:: DIRECTIONS ::
Only the lines from the start of the data to the line containing "(0,0) rectangle (737,825);", both included, should be output, exactly and without pictures.

:: DATA LINES ::
========

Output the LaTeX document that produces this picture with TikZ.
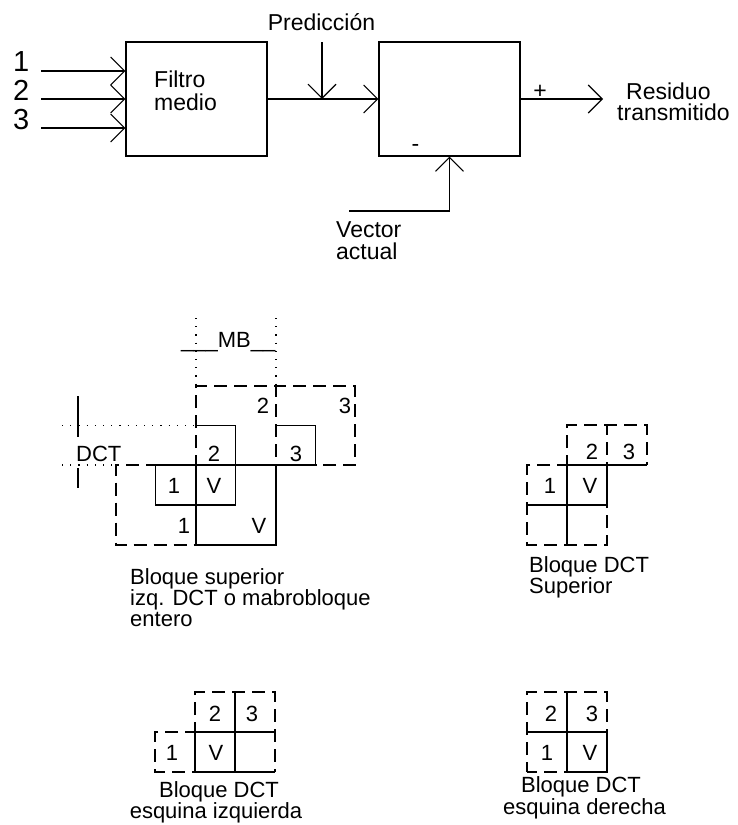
\documentclass[tikz,border=0pt]{standalone}
\usepackage{fontspec}
\setmainfont{Liberation Sans}
\usetikzlibrary{arrows.meta}
\begin{document}
\begin{tikzpicture}[x=1pt,y=-1pt,
  ln/.style={line width=1.1pt},
  dsh/.style={line width=1.1pt, dash pattern=on 13pt off 7pt, dash phase=3pt},
  dotl/.style={line width=1.3pt, dash pattern=on 1.2pt off 7pt},
  barl/.style={line width=1.5pt},
  arr/.style={ln, -{Straight Barb[length=14pt,width=28pt,line width=1.1pt]}},
  blk/.style={draw, ln, minimum width=141pt, minimum height=114pt, inner sep=0pt},
  ttop/.style={inner sep=0pt, font=\fontsize{23}{20}\selectfont},
  tbot/.style={inner sep=0pt, font=\fontsize{22}{20}\selectfont},
  lbl/.style={inner sep=0pt, anchor=base, font=\fontsize{22}{20}\selectfont},
  dig/.style={inner sep=0pt, anchor=base west, font=\fontsize{29}{29}\selectfont}]
\useasboundingbox (0,0) rectangle (737,825);

% ---------- top block diagram ----------
\node[blk] (filtro) at (196.5,99) {};
\node[ttop, anchor=base west] (tf1) at (154,87) {Filtro};
\node[ttop, anchor=base west] (tf2) at (154,110) {medio};
\node[blk] (resta) at (449.5,99) {};

\node[dig] (d1) at (13,71) {1};
\node[dig] (d2) at (13,100) {2};
\node[dig] (d3) at (13,129) {3};
\coordinate (i1) at (41,71);
\coordinate (i2) at (41,99);
\coordinate (i3) at (41,128);
\draw[arr] (i1) -- (i1 -| filtro.west);
\draw[arr] (i2) -- (i2 -| filtro.west);
\draw[arr] (i3) -- (i3 -| filtro.west);

\draw[arr] (filtro.east) -- (resta.west);
\node[ttop, anchor=base] (pred) at (321.5,30) {Predicción};
\coordinate (pt) at (322,42);
\coordinate (pj) at (322,99);
\draw[arr] (pt) -- (pj);

\coordinate (out) at (603,99);
\draw[arr] (resta.east) -- (out);
\node[ttop, anchor=base] (plus) at (540,98) {+};
\node[ttop, anchor=base] (minus) at (415.5,151) {-};
\node[ttop, anchor=base west] (res1) at (626,99) {Residuo};
\node[ttop, anchor=base west] (res2) at (617,120) {transmitido};

\node[ttop, anchor=base west] (v1) at (336,237) {Vector};
\node[ttop, anchor=base west] (v2) at (336,259) {actual};
\coordinate (vs) at (349,211);
\draw[arr] (vs) -| (resta.south);

% ---------- macroblock diagram ----------
\draw[dotl] (196,318) -- (196,386);
\draw[dotl] (276,318) -- (276,386);
\draw[dotl] (62,425.5) -- (194,425.5);
\draw[dotl] (62,465) -- (114,465);
\node[tbot, anchor=base west] (mb) at (181,347) {\_\_\_MB\_\_};
\draw[barl] (78,396) -- (78,437);
\draw[barl] (78,468) -- (78,488);
\node[tbot, anchor=base west] (dct) at (76,461) {DCT};

\draw[dsh] (196,465) -- (196,386) -- (276,386) -- (276,465);
\draw[dsh] (276,386) -- (355,386) -- (355,465) -- (315.5,465);
\draw[dsh] (155.5,465) -- (116,465) -- (116,545) -- (196,545);
\draw[ln] (155.5,465) -- (315.5,465);
\draw[ln] (196,465) -- (196,545) -- (276,545) -- (276,465);
\draw[ln] (196,425.5) -- (235.5,425.5) -- (235.5,505) -- (155.5,505) -- (155.5,465);
\draw[ln] (276,425.5) -- (315.5,425.5) -- (315.5,465);

\node[lbl] (a2) at (263,413) {2};
\node[lbl] (a3) at (345,413) {3};
\node[lbl] (b2) at (214,461) {2};
\node[lbl] (b3) at (296,461) {3};
\node[lbl] (b1) at (174,493) {1};
\node[lbl] (bv) at (214,493) {V};
\node[lbl] (c1) at (184,533) {1};
\node[lbl] (cv) at (259,533) {V};

\node[tbot, anchor=base west] (ca1) at (130,584) {Bloque superior};
\node[tbot, anchor=base west] (ca2) at (130,605) {izq. DCT o mabrobloque};
\node[tbot, anchor=base west] (ca3) at (130,626) {entero};

% ---------- Bloque DCT Superior ----------
\draw[dsh] (567,465) -- (567,425) -- (647,425) -- (647,465);
\draw[dsh] (607,425) -- (607,465);
\draw[dsh] (567,465) -- (527,465) -- (527,545) -- (607,545) -- (607,505);
\draw[ln] (567,465) -- (647,465);
\draw[ln] (607,465) -- (607,505);
\draw[ln] (567,465) -- (567,545);
\draw[ln] (527,505) -- (607,505);
\node[lbl] (s2) at (592,459) {2};
\node[lbl] (s3) at (629,459) {3};
\node[lbl] (s1) at (550,493) {1};
\node[lbl] (sv) at (590,493) {V};
\node[tbot, anchor=base west] (cs1) at (529,572) {Bloque DCT};
\node[tbot, anchor=base west] (cs2) at (529,593) {Superior};

% ---------- Bloque DCT esquina izquierda ----------
\draw[dsh] (195,732) -- (195,692) -- (275,692) -- (275,772);
\draw[dsh] (195,732) -- (155,732) -- (155,772) -- (195,772);
\draw[ln] (235,692) -- (235,772);
\draw[ln] (195,732) -- (275,732);
\draw[ln] (235,772) -- (275,772);
\draw[line width=1.5pt] (195,732) rectangle (235,772);
\node[lbl] (l2) at (215,721) {2};
\node[lbl] (l3) at (252,721) {3};
\node[lbl] (l1) at (172,760) {1};
\node[lbl] (lv) at (216,760) {V};
\node[tbot, anchor=base] (cl1) at (219,797) {Bloque DCT};
\node[tbot, anchor=base] (cl2) at (216,818) {esquina izquierda};

% ---------- Bloque DCT esquina derecha ----------
\draw[dsh] (527,772) -- (527,692) -- (607,692) -- (607,732);
\draw[dsh] (527,772) -- (567,772);
\draw[ln] (567,692) -- (567,772) -- (607,772) -- (607,732);
\draw[ln] (527,732) -- (607,732);
\node[lbl] (r2) at (551,721) {2};
\node[lbl] (r3) at (592,721) {3};
\node[lbl] (r1) at (547,760) {1};
\node[lbl] (rv) at (590,760) {V};
\node[tbot, anchor=base] (cr1) at (581,792) {Bloque DCT};
\node[tbot, anchor=base] (cr2) at (584.5,814) {esquina derecha};
\end{tikzpicture}
\end{document}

========

:: FULL ANSWER ::
Output the LaTeX document that produces this picture with TikZ.
\documentclass[tikz,border=0pt]{standalone}
\usepackage{fontspec}
\setmainfont{Liberation Sans}
\usetikzlibrary{arrows.meta}
\begin{document}
\begin{tikzpicture}[x=1pt,y=-1pt,
  ln/.style={line width=1.1pt},
  dsh/.style={line width=1.1pt, dash pattern=on 13pt off 7pt, dash phase=3pt},
  dotl/.style={line width=1.3pt, dash pattern=on 1.2pt off 7pt},
  barl/.style={line width=1.5pt},
  arr/.style={ln, -{Straight Barb[length=14pt,width=28pt,line width=1.1pt]}},
  blk/.style={draw, ln, minimum width=141pt, minimum height=114pt, inner sep=0pt},
  ttop/.style={inner sep=0pt, font=\fontsize{23}{20}\selectfont},
  tbot/.style={inner sep=0pt, font=\fontsize{22}{20}\selectfont},
  lbl/.style={inner sep=0pt, anchor=base, font=\fontsize{22}{20}\selectfont},
  dig/.style={inner sep=0pt, anchor=base west, font=\fontsize{29}{29}\selectfont}]
\useasboundingbox (0,0) rectangle (737,825);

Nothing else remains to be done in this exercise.